Маршал подвергся допросу в рейхстаге относительно германской политики и оказался достаточно безрассудным, чтобы дать ответы. Вильгельм счел это неуместным.
«Главный шаг в решении этой проблемы был сделан мной лично, и потому я являюсь единственным человеком, который может дать рейхстагу информацию… Вернувшись в Берлин, я вызову их в замок и дам полный отчет об отношении моего правительства к этому вопросу».
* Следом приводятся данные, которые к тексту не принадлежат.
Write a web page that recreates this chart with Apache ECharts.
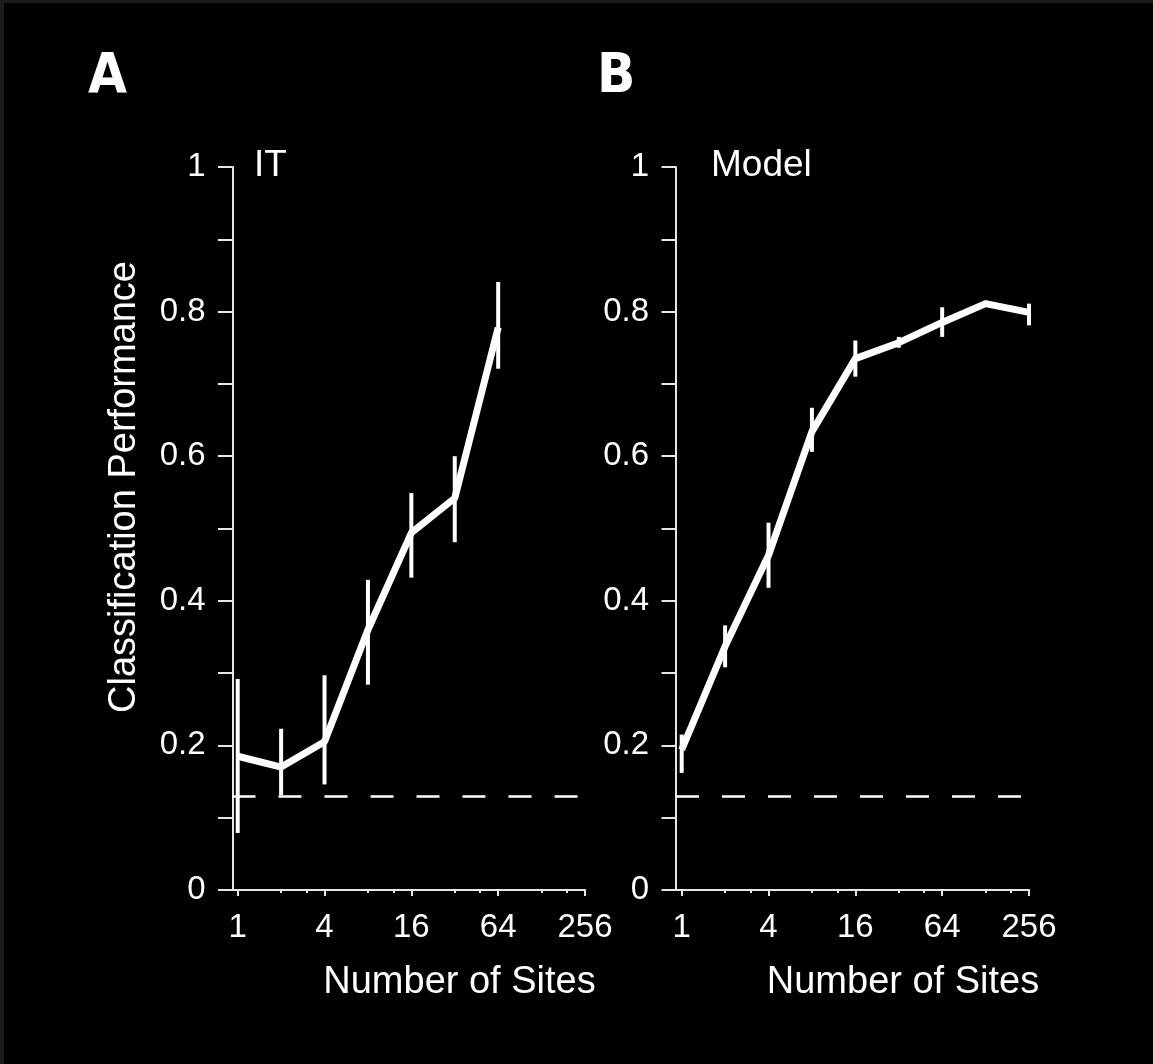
<!DOCTYPE html>
<html>
<head>
<meta charset="utf-8">
<title>Classification Performance vs Number of Sites</title>
<script src="https://cdn.jsdelivr.net/npm/echarts@6/dist/echarts.min.js"></script>
<style>
  html, body { margin: 0; padding: 0; background: #000; }
  #chart { width: 1153px; height: 1064px; }
  #frame { position: absolute; left: 0; top: 0; width: 1149px; height: 1061px;
           border-left: 4px solid #1b1b1b; border-top: 3px solid #1b1b1b; pointer-events: none; }
</style>
</head>
<body>
<div id="chart"></div>
<div id="frame"></div>
<script>
// x 轴刻度（站点数，对数坐标以 2 为底）
var labelSites = [1, 4, 16, 64, 256];
var minorSites = [2, 3, 8, 12, 32, 48, 128, 192];

// A: IT
var sitesIT = [1, 2, 4, 8, 16, 32, 64];
var perfIT  = [0.185, 0.170, 0.205, 0.360, 0.494, 0.542, 0.778];
var lowIT   = [0.079, 0.131, 0.146, 0.284, 0.432, 0.481, 0.721];
var highIT  = [0.292, 0.223, 0.297, 0.429, 0.549, 0.600, 0.841];

// B: Model
var sitesModel = [1, 2, 4, 8, 16, 32, 64, 128, 256];
var perfModel  = [0.194, 0.337, 0.463, 0.634, 0.735, 0.757, 0.785, 0.811, 0.799];
var lowModel   = [0.162, 0.308, 0.418, 0.606, 0.710, 0.750, 0.765, 0.807, 0.781];
var highModel  = [0.215, 0.366, 0.508, 0.667, 0.760, 0.765, 0.806, 0.815, 0.811];

// 随机水平 1/8
var chanceLevel = 0.125;

var FONT = "'Liberation Sans', Arial, sans-serif";
var LINE = '#e6e6e6';

var chart = echarts.init(document.getElementById('chart'));

function linePoints(sites, vals) {
  return sites.map(function (s, i) { return [Math.log2(s), vals[i]]; });
}
function errPoints(sites, lo, hi) {
  return sites.map(function (s, i) { return [Math.log2(s), lo[i], hi[i]]; });
}
function renderErr(params, api) {
  var x = api.value(0);
  var a = api.coord([x, api.value(1)]);
  var b = api.coord([x, api.value(2)]);
  return {
    type: 'line',
    shape: { x1: a[0], y1: a[1], x2: b[0], y2: b[1] },
    style: { stroke: '#fff', lineWidth: 4 }
  };
}

function majorX(g, xMin) {
  return {
    type: 'value', gridIndex: g, position: 'bottom', min: xMin, max: 8,
    axisLine: { show: true, onZero: false, lineStyle: { color: LINE, width: 2 } },
    axisTick: { show: true, customValues: labelSites.map(Math.log2), length: 6,
                lineStyle: { color: LINE, width: 2 } },
    axisLabel: {
      customValues: labelSites.map(Math.log2),
      formatter: function (v) { return String(Math.round(Math.pow(2, v))); },
      color: '#fff', fontSize: 33, fontFamily: FONT, margin: 21
    },
    splitLine: { show: false }
  };
}
function minorX(g, xMin) {
  return {
    type: 'value', gridIndex: g, position: 'bottom', min: xMin, max: 8,
    axisLine: { show: false, onZero: false },
    axisTick: { show: true, customValues: minorSites.map(Math.log2), length: 3,
                lineStyle: { color: LINE, width: 2 } },
    axisLabel: { show: false },
    splitLine: { show: false }
  };
}
function yAx(g) {
  return {
    type: 'value', gridIndex: g, min: 0, max: 1, interval: 0.1,
    axisLine: { show: true, onZero: false, lineStyle: { color: LINE, width: 2 } },
    axisTick: { show: true, length: 14.5, lineStyle: { color: LINE, width: 2 } },
    axisLabel: {
      formatter: function (v) {
        var k = Math.round(v * 10);
        return k % 2 === 0 ? String(k / 10) : '';
      },
      color: '#fff', fontSize: 33, fontFamily: FONT, margin: 27
    },
    splitLine: { show: false }
  };
}

function panelSeries(xi, g, sites, vals, lo, hi) {
  return [
    {
      type: 'line', xAxisIndex: xi, yAxisIndex: g,
      data: linePoints(sites, vals),
      symbol: 'none', lineStyle: { color: '#fff', width: 7 },
      markLine: {
        silent: true, symbol: 'none', label: { show: false },
        lineStyle: { color: '#fff', type: [23, 23], width: 2.5 },
        data: [{ yAxis: chanceLevel }]
      }
    },
    {
      type: 'custom', xAxisIndex: xi, yAxisIndex: g,
      data: errPoints(sites, lo, hi),
      encode: { x: 0, y: [1, 2] },
      renderItem: renderErr
    }
  ];
}

function txt(x, y, s, size, opts) {
  return {
    type: 'text', x: x, y: y, rotation: (opts && opts.rotation) || 0,
    style: {
      text: s, fill: '#fff', fontSize: size,
      fontFamily: (opts && opts.font) || FONT,
      fontWeight: (opts && opts.weight) || 'normal',
      align: (opts && opts.align) || 'left', verticalAlign: 'middle'
    }
  };
}

var option = {
  backgroundColor: '#000',
  animation: false,
  grid: [
    { left: 232.5, top: 167, width: 352.5, height: 723 },
    { left: 676, top: 167, width: 353, height: 723 }
  ],
  xAxis: [majorX(0, -0.12), minorX(0, -0.12), majorX(1, -0.131), minorX(1, -0.131)],
  yAxis: [yAx(0), yAx(1)],
  series: panelSeries(0, 0, sitesIT, perfIT, lowIT, highIT)
    .concat(panelSeries(2, 1, sitesModel, perfModel, lowModel, highModel)),
  graphic: [
    txt(88, 77, 'A', 56, { weight: 'bold', font: "'DejaVu Sans Condensed', 'Liberation Sans Narrow', sans-serif" }),
    txt(597, 77, 'B', 56, { weight: 'bold', font: "'DejaVu Sans Condensed', 'Liberation Sans Narrow', sans-serif" }),
    txt(254, 166, 'IT', 37),
    txt(711, 166, 'Model', 37),
    txt(125, 487, 'Classification Performance', 38, { rotation: Math.PI / 2, align: 'center' }),
    txt(459.5, 983, 'Number of Sites', 38, { align: 'center' }),
    txt(903, 983, 'Number of Sites', 38, { align: 'center' })
  ]
};

chart.setOption(option);
</script>
</body>
</html>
На это Эйленбург заметил, что изучение Вильгельмом конституционного права явно не было завершено, когда он пришел к власти, а Гогенлоэ напомнил, что отчеты о правительственной позиции открыты для критики, от которой император должен быть защищен. Но все это также привело в 1897 году к ряду министерских перемен по разноречивым мотивам. Вильгельм и некоторые представители его свиты желали освободиться от министров, не добившихся успеха или слишком упрямых, и заменить их другими, более внимательными к императорским капризам, чтобы иметь большинство в рейхстаге. Однако Эйленбург и Гольштейн видели необходимость найти кого-нибудь способного управлять кайзером и служить посредником между ним и партиями. Они нашли такового в лице посла в Риме Бернхарда фон Бюлова, который стал министром иностранных дел. Маршал отправился послом в Константинополь. Беттихер и Холлман, морской министр, тоже ушли в отставку. Их сменили граф фон Посадовски и адмирал фон Тирпиц. Все три новых назначенца впоследствии сыграли важные роли.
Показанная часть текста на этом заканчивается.